Before Citizens United removed restrictions on independent expenditures by for-profit corporations, a majority of states already had no such restrictions. Neither did they have records of distinctively bad behavior. Indisputably, this year’s super PACs have, as McConnell’s brief says, “led to more political debate over a lengthier period of time during which more voters had the opportunity to participate in the choice of a presidential candidate.”
As McConnell notes, the Montana court’s ruling is “disdainful” and disobedient regarding the Citizens United decision, but this lawlessness is not what bothers many people who think of themselves as defenders of good government. Instead, much of the media and most liberals urge Americans to be scandalized about “too much money” in politics. That three-word trope means (because most political money is spent on the dissemination of political advocacy) that there is more political speech by others than is considered proper by much of the media, which are unrestricted advocates. This media and liberal anxiety was not conspicuous in 2004, when George Soros spent $24 million supporting Democratic candidates.
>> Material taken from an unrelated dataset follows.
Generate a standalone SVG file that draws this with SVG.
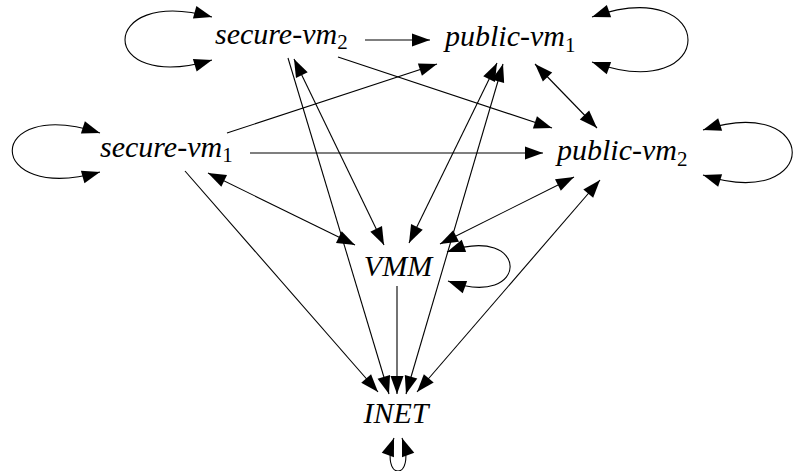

Back then, the liberal/media complex embraced this Supreme Court principle enunciated in 1976: “The concept that government may restrict the speech of some elements of our society in order to enhance the relative voice of others is wholly foreign to the First Amendment.” Last year, Procter & Gamble, America’s largest advertiser, spent $2,949,100,000 — more than will be spent by the Obama and Romney campaigns and super PACs supporting them.
The fact that more is spent to influence Americans’ choice of their detergent than of their president is as interesting as this: The collapse of liberals’ confidence in their ability to persuade is apparent in their concentration on rigging the rules of political persuasion. Their problem is that the First Amendment is the rule.